A number of treaties between nations are recorded. In 1 Kings 20:34, Ben-hadad makes a covenant with Ahab—not out of selfless love, but to avoid being killed. In Ezekiel 17:12-18 the king of Babylon makes a covenant with one of the royal offspring, not out of selfless love, but simply to get a commitment that Israel would not rebel.
In Joshua 9:3-21 the Gibeonites deceive Joshua into thinking they are from a long way away, tricking him into making a covenant with them to let them live. Is this an intimate and personal covenant? Does it involve selflessly looking out for the good of the other party rather than your own? No.
In Isaiah 28:15-18, Isaiah says that the hearers have made a covenant with death. Does this mean that they had an intimate and personal relationship with death? Did the good of their relationship with death take precedence over their own well-being?
In Psalm 83:5, nations make a covenant to wipe out Israel. Their covenant isn’t with Israel, so it’s not a problem for the definition of covenant that they want to do harm to Israel. But is this an intimate and personal relationship?
In Hosea 12:1, it’s said that people multiply falsehood and violence, and make a covenant with Assyria. Is their covenant with Assyria durable and unconditional, when it’s just said that they multiply falsehood?
In light of these verses, it is not correct to define berith to mean a selfless, intimate, unconditional relationship. A berith is simply a contract. Some are selfless, intimate, and unconditional, especially ones where God is a party—but others are not. So if you want to describe that kind of arrangement, it is not enough to say “covenant”—you have to specify which kind of covenant you’re talking about.

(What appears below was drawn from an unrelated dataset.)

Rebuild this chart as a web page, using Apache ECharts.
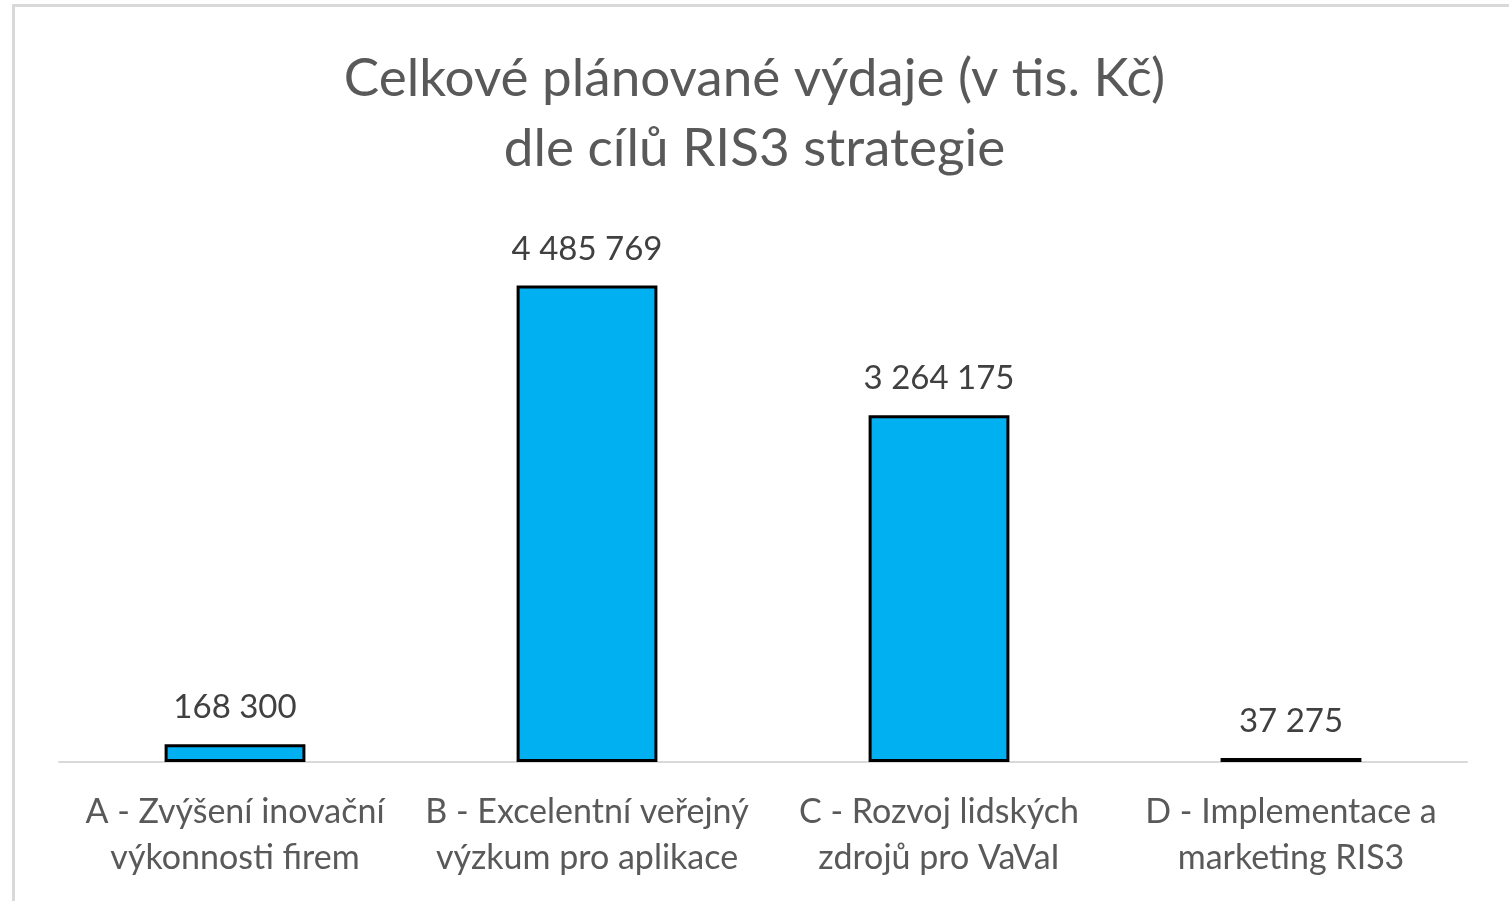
<!DOCTYPE html>
<html>
<head>
<meta charset="utf-8">
<script src="https://cdn.jsdelivr.net/npm/echarts@6/dist/echarts.min.js"></script>
<style>
  html, body { margin: 0; padding: 0; background: #fff; overflow: hidden; }
  #frame { position: absolute; left: 12px; top: 4px; width: 1520px; height: 920px; border: 3px solid #d9d9d9; box-sizing: border-box; }
  #main { position: absolute; left: 0; top: 0; width: 1509px; height: 901px; }
</style>
</head>
<body>
<div id="frame"></div>
<div id="main"></div>
<script>
// kategorie (cíle RIS3)
var categories = [
    'A - Zvýšení inovační\nvýkonnosti firem',
    'B - Excelentní veřejný\nvýzkum pro aplikace',
    'C - Rozvoj lidských\nzdrojů pro VaVaI',
    'D - Implementace a\nmarketing RIS3'
];
// plánované výdaje v tis. Kč
var values = [168300, 4485769, 3264175, 37275];

var titleText = 'Celkové plánované výdaje (v tis. Kč)\ndle cílů RIS3 strategie';

function fmt(v) {
    return String(v).replace(/\B(?=(\d{3})+(?!\d))/g, ' ');
}

var myChart = echarts.init(document.getElementById('main'));
var option = {
    textStyle: {
        fontFamily: 'Lato'
    },
    title: {
        text: titleText,
        left: 'center',
        top: 39,
        textStyle: {
            fontSize: 53,
            fontWeight: 'normal',
            color: '#595959',
            lineHeight: 70
        }
    },
    grid: {
        left: 59,
        right: 42,
        top: 231,
        bottom: 139,
        containLabel: false
    },
    xAxis: {
        type: 'category',
        data: categories,
        axisTick: { show: false },
        axisLine: {
            lineStyle: { color: '#d9d9d9', width: 2 }
        },
        axisLabel: {
            color: '#595959',
            fontSize: 34,
            lineHeight: 46,
            margin: 27,
            interval: 0
        }
    },
    yAxis: {
        type: 'value',
        min: 0,
        max: 5000000,
        show: false,
        splitLine: { show: false }
    },
    series: [{
        type: 'bar',
        data: values,
        barWidth: '40%',
        itemStyle: {
            color: '#00b0f0',
            borderColor: '#000',
            borderWidth: 3
        },
        label: {
            show: true,
            position: 'top',
            distance: 20,
            fontSize: 33,
            color: '#404040',
            formatter: function (p) { return fmt(p.value); }
        }
    }]
};
myChart.setOption(option);
</script>
</body>
</html>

Now, it could be said that “covenant” is English and berith is Hebrew, and so the Old Testament doesn’t have anything to say about what the English word “covenant” is used for. We don’t use it today in non-religious use, so maybe we can define the English “covenant” to refer specifically to that kind of berith. Unfortunately, English translators have already chosen what they will use “covenant” for, and it is for any contract, regardless of nature. To lean on the English word “covenant” to refer to just one type of contract risks confusion when readers of the Bible see “covenant” used in other contexts.
Why does this matter? It matters because of the risk of eisegesis, reading into the text. If someone has been told that “covenant” always refers to a selfless, intimate, unconditional relationship, and then they read the word “covenant” in the Old Testament, they will assume that that usage of the word definitely includes that sense. This could result in confusion if that meaning doesn’t make sense in that context, or, worse, misunderstanding if that meaning can make sense in that context, but it is not what the author intended.
In 2 Timothy 2:15, Paul exhorts Timothy to “be diligent to present yourself approved to God as a workman who does not need to be ashamed, accurately handle the word of truth.” Defining the word “covenant” to refer to a specific type of contract is to not be diligent about accurately handling the word.
I’ve struggled about whether to say the next point. At this point it should not be a surprise to me if an adherent of covenant theology misuses the word “covenant.” The teachers of covenant theology I’ve run across have been quick to assert how all of the Bible is structured by covenants, but slow to show Biblical evidence for that view. The reason I was willing to read Tim Keller’s book on recommendation was that I wanted to give him a chance to do differently. But the pattern of covenant theologians means that, even on recommendation, I should be prepared for inaccurate handling of the word “covenant” in their works.
Back to the topic of marriage, the takeaway from this study is that the aspects we should be emulating in marriage are not about what the Bible refers to as covenants in general, but God’s kind of covenants.